§ Available data
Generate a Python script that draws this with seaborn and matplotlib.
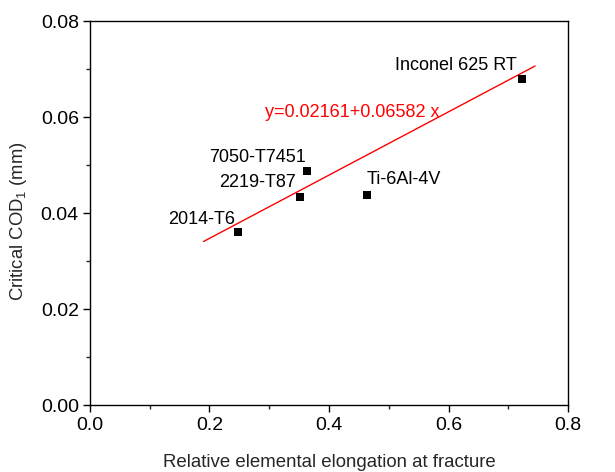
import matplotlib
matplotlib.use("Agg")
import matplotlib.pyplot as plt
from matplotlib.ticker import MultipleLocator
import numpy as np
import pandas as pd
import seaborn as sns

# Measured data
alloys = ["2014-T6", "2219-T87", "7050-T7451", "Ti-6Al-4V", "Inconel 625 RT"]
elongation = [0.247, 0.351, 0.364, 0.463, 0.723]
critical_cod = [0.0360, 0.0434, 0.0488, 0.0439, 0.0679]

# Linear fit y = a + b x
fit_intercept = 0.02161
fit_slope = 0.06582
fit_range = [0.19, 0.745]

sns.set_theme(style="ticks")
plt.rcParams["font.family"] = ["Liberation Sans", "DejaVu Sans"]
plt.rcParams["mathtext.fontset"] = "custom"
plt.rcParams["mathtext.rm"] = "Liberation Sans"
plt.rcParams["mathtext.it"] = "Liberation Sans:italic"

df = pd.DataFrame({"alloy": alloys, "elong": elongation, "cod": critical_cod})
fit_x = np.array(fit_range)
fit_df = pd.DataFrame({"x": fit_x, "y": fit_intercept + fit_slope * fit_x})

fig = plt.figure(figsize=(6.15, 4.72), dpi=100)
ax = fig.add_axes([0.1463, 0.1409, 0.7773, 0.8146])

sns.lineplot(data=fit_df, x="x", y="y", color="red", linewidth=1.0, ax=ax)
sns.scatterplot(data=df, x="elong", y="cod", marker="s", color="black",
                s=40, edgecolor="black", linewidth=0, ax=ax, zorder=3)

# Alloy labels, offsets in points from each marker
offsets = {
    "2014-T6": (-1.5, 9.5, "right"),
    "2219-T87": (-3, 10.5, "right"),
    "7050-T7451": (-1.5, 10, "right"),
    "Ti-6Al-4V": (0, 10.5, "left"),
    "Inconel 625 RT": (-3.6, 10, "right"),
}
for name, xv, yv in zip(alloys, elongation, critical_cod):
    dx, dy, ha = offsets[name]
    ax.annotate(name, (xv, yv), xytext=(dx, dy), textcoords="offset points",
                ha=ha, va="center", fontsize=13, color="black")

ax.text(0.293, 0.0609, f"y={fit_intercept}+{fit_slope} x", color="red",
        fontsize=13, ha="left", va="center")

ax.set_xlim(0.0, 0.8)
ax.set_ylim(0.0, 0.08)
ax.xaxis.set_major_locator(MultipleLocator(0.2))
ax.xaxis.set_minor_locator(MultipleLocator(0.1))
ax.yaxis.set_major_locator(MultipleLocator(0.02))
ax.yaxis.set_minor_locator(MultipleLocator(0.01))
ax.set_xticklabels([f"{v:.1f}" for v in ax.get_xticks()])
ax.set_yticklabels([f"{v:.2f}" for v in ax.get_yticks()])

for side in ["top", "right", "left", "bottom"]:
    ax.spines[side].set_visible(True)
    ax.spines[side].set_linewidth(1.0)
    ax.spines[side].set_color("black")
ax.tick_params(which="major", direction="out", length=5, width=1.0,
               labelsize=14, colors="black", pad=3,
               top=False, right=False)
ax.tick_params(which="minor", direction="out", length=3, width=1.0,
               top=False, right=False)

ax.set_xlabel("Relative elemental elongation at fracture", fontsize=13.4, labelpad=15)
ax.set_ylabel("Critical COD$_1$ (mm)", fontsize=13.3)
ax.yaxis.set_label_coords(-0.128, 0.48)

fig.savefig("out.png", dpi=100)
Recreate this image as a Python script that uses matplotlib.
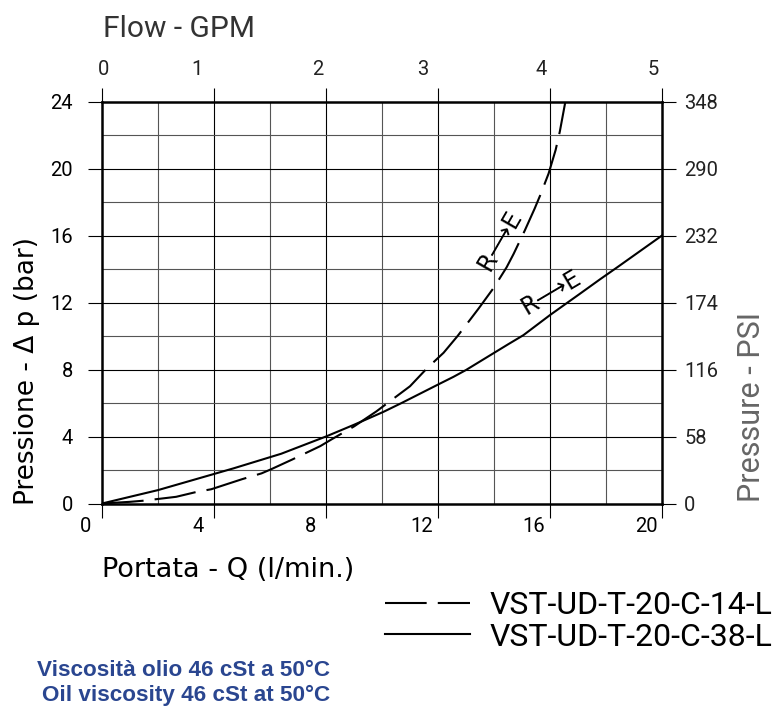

§ Task details
Write out the entries above word for word. Do not include the pictures.

§ Full output
Generate a Python script that draws this with seaborn and matplotlib.
import matplotlib
matplotlib.use("Agg")
import matplotlib.pyplot as plt
from matplotlib.ticker import MultipleLocator
import numpy as np
import pandas as pd
import seaborn as sns

# Measured data
alloys = ["2014-T6", "2219-T87", "7050-T7451", "Ti-6Al-4V", "Inconel 625 RT"]
elongation = [0.247, 0.351, 0.364, 0.463, 0.723]
critical_cod = [0.0360, 0.0434, 0.0488, 0.0439, 0.0679]

# Linear fit y = a + b x
fit_intercept = 0.02161
fit_slope = 0.06582
fit_range = [0.19, 0.745]

sns.set_theme(style="ticks")
plt.rcParams["font.family"] = ["Liberation Sans", "DejaVu Sans"]
plt.rcParams["mathtext.fontset"] = "custom"
plt.rcParams["mathtext.rm"] = "Liberation Sans"
plt.rcParams["mathtext.it"] = "Liberation Sans:italic"

df = pd.DataFrame({"alloy": alloys, "elong": elongation, "cod": critical_cod})
fit_x = np.array(fit_range)
fit_df = pd.DataFrame({"x": fit_x, "y": fit_intercept + fit_slope * fit_x})

fig = plt.figure(figsize=(6.15, 4.72), dpi=100)
ax = fig.add_axes([0.1463, 0.1409, 0.7773, 0.8146])

sns.lineplot(data=fit_df, x="x", y="y", color="red", linewidth=1.0, ax=ax)
sns.scatterplot(data=df, x="elong", y="cod", marker="s", color="black",
                s=40, edgecolor="black", linewidth=0, ax=ax, zorder=3)

# Alloy labels, offsets in points from each marker
offsets = {
    "2014-T6": (-1.5, 9.5, "right"),
    "2219-T87": (-3, 10.5, "right"),
    "7050-T7451": (-1.5, 10, "right"),
    "Ti-6Al-4V": (0, 10.5, "left"),
    "Inconel 625 RT": (-3.6, 10, "right"),
}
for name, xv, yv in zip(alloys, elongation, critical_cod):
    dx, dy, ha = offsets[name]
    ax.annotate(name, (xv, yv), xytext=(dx, dy), textcoords="offset points",
                ha=ha, va="center", fontsize=13, color="black")

ax.text(0.293, 0.0609, f"y={fit_intercept}+{fit_slope} x", color="red",
        fontsize=13, ha="left", va="center")

ax.set_xlim(0.0, 0.8)
ax.set_ylim(0.0, 0.08)
ax.xaxis.set_major_locator(MultipleLocator(0.2))
ax.xaxis.set_minor_locator(MultipleLocator(0.1))
ax.yaxis.set_major_locator(MultipleLocator(0.02))
ax.yaxis.set_minor_locator(MultipleLocator(0.01))
ax.set_xticklabels([f"{v:.1f}" for v in ax.get_xticks()])
ax.set_yticklabels([f"{v:.2f}" for v in ax.get_yticks()])

for side in ["top", "right", "left", "bottom"]:
    ax.spines[side].set_visible(True)
    ax.spines[side].set_linewidth(1.0)
    ax.spines[side].set_color("black")
ax.tick_params(which="major", direction="out", length=5, width=1.0,
               labelsize=14, colors="black", pad=3,
               top=False, right=False)
ax.tick_params(which="minor", direction="out", length=3, width=1.0,
               top=False, right=False)

ax.set_xlabel("Relative elemental elongation at fracture", fontsize=13.4, labelpad=15)
ax.set_ylabel("Critical COD$_1$ (mm)", fontsize=13.3)
ax.yaxis.set_label_coords(-0.128, 0.48)

fig.savefig("out.png", dpi=100)
Recreate this image as a Python script that uses matplotlib.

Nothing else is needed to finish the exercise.